Written exercise — Reproduce, word for word, only the lines from the one containing "Output the Python" through the one containing "return up, dn", both included.

☆ ☆ ☆

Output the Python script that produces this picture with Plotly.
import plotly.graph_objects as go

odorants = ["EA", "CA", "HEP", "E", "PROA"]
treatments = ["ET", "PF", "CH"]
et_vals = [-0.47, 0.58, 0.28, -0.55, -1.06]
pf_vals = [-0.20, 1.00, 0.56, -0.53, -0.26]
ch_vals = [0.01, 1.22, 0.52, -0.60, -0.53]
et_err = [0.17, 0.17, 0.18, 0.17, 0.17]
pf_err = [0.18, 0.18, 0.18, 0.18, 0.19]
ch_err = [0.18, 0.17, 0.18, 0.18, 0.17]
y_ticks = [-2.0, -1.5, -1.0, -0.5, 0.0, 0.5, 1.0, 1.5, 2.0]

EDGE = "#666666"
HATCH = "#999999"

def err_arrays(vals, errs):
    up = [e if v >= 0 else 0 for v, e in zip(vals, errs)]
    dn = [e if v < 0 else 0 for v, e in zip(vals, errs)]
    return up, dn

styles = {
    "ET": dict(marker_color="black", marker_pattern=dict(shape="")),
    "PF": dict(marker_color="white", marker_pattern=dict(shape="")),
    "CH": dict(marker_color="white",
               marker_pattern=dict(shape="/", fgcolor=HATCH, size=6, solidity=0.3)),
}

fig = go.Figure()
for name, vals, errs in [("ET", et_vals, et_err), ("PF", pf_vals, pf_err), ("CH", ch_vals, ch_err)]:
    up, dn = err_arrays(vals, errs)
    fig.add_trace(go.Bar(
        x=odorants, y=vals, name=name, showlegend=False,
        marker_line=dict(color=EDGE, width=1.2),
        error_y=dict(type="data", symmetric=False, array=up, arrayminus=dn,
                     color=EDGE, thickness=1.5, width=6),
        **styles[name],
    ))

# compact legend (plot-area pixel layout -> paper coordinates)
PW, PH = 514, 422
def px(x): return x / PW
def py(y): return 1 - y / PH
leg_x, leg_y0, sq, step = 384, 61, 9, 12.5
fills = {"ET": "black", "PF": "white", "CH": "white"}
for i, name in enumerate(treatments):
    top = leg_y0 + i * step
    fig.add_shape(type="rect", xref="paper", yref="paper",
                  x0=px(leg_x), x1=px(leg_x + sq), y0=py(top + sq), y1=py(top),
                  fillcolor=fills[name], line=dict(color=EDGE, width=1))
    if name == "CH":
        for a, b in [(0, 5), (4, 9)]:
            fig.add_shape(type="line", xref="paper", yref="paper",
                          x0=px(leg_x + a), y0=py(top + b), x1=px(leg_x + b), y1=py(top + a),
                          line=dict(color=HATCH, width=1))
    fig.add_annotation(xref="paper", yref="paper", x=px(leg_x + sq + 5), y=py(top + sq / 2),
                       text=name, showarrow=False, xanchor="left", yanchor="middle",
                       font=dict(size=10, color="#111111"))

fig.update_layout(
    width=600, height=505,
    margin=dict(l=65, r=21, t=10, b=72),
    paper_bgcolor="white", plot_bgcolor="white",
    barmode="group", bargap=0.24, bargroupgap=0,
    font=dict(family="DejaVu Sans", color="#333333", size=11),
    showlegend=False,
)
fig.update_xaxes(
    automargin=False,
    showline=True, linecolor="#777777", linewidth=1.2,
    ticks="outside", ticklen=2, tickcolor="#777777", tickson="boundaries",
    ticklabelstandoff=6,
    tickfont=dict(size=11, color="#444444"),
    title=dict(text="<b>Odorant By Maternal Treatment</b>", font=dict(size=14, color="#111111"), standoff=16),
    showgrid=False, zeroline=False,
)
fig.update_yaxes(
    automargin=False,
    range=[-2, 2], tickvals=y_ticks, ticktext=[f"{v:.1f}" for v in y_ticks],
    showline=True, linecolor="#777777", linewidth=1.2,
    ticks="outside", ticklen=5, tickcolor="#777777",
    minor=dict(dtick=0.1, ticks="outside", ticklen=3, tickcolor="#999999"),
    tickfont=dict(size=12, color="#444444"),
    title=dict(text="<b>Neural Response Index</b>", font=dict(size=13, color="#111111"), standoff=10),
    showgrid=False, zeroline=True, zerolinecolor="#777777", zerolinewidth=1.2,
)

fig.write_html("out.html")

☆ ☆ ☆

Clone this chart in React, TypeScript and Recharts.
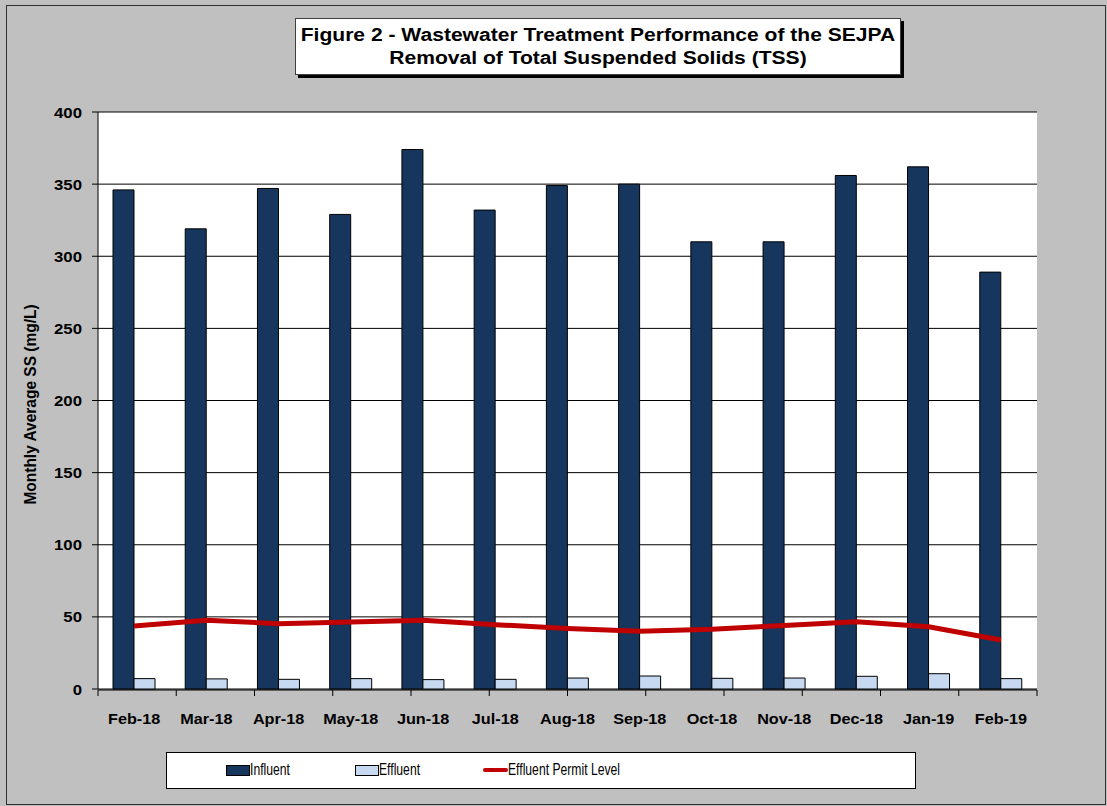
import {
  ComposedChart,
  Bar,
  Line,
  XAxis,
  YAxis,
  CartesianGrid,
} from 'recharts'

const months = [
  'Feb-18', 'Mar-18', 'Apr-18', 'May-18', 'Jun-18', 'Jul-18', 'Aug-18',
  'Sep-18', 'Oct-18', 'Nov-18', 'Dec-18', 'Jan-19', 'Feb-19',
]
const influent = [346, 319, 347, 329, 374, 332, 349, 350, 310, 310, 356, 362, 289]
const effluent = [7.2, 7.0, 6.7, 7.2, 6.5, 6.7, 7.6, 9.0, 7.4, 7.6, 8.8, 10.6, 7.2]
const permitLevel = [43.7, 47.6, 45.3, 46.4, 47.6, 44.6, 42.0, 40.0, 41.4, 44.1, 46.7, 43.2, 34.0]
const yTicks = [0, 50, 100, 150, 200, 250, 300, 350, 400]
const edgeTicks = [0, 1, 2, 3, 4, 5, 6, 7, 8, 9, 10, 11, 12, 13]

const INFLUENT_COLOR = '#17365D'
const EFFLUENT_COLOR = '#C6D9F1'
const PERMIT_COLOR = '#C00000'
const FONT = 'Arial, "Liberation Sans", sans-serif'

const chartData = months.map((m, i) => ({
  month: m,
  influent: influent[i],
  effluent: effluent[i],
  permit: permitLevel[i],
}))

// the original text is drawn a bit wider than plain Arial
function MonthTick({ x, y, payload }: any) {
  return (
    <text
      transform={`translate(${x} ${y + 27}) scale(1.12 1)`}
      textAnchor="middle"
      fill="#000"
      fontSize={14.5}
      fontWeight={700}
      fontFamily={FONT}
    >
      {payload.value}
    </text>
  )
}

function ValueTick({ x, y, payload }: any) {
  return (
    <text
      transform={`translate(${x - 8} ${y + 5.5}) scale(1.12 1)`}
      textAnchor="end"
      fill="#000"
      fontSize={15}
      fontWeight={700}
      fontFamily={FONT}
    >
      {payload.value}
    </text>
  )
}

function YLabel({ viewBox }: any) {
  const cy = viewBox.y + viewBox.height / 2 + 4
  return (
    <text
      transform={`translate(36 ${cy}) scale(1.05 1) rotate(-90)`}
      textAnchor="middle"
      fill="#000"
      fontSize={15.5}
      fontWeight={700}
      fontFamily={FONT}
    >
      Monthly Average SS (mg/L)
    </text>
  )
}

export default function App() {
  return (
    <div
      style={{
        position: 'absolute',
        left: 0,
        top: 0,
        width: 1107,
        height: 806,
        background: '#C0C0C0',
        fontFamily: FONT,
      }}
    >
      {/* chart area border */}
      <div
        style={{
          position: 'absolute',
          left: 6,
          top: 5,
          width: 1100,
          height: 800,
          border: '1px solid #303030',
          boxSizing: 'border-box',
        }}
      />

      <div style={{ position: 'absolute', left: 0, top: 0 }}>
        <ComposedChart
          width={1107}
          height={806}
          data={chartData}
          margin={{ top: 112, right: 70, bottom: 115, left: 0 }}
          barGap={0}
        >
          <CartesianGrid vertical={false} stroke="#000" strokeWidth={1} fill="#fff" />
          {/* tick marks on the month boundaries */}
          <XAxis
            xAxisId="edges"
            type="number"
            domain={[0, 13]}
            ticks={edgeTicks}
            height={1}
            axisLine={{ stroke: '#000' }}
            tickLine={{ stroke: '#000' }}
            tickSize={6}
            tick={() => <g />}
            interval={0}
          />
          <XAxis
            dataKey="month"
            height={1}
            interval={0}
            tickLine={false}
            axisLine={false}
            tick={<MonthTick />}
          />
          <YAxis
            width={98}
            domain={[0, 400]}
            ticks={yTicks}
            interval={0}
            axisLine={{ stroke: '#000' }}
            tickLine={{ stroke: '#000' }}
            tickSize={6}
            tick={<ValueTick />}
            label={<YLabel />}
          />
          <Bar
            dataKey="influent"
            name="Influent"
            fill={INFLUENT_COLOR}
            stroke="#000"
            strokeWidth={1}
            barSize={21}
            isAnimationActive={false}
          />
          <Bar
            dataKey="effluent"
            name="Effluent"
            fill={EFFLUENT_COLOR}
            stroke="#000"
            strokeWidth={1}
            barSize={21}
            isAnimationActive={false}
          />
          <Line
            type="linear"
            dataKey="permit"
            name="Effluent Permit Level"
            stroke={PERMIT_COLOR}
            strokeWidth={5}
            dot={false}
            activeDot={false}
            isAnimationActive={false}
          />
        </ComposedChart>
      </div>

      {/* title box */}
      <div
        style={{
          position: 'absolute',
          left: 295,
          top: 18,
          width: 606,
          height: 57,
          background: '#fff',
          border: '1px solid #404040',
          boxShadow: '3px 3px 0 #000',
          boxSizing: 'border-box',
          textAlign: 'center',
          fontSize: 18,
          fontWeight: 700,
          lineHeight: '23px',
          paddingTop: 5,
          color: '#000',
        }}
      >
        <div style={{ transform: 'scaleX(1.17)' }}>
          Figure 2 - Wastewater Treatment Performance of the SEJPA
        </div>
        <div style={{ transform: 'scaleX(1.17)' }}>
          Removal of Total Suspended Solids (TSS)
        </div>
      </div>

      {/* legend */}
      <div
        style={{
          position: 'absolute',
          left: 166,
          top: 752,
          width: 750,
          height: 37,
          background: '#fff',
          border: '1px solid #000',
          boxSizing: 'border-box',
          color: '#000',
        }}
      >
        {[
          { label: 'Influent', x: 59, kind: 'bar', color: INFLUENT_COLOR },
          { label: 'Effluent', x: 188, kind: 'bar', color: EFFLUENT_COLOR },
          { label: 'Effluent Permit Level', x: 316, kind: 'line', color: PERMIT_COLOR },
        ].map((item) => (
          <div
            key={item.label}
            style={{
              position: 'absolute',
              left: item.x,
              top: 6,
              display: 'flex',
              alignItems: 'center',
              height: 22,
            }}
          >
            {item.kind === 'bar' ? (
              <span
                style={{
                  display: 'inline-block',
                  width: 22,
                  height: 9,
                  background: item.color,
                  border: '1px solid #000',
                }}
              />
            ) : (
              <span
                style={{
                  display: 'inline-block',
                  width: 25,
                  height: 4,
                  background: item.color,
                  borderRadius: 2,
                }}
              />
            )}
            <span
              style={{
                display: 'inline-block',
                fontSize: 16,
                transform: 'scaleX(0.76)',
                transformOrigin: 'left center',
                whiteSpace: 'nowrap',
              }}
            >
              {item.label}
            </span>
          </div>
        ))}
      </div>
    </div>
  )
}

☆ ☆ ☆

Written solution —
Output the Python script that produces this picture with Plotly.
import plotly.graph_objects as go

odorants = ["EA", "CA", "HEP", "E", "PROA"]
treatments = ["ET", "PF", "CH"]
et_vals = [-0.47, 0.58, 0.28, -0.55, -1.06]
pf_vals = [-0.20, 1.00, 0.56, -0.53, -0.26]
ch_vals = [0.01, 1.22, 0.52, -0.60, -0.53]
et_err = [0.17, 0.17, 0.18, 0.17, 0.17]
pf_err = [0.18, 0.18, 0.18, 0.18, 0.19]
ch_err = [0.18, 0.17, 0.18, 0.18, 0.17]
y_ticks = [-2.0, -1.5, -1.0, -0.5, 0.0, 0.5, 1.0, 1.5, 2.0]

EDGE = "#666666"
HATCH = "#999999"

def err_arrays(vals, errs):
    up = [e if v >= 0 else 0 for v, e in zip(vals, errs)]
    dn = [e if v < 0 else 0 for v, e in zip(vals, errs)]
    return up, dn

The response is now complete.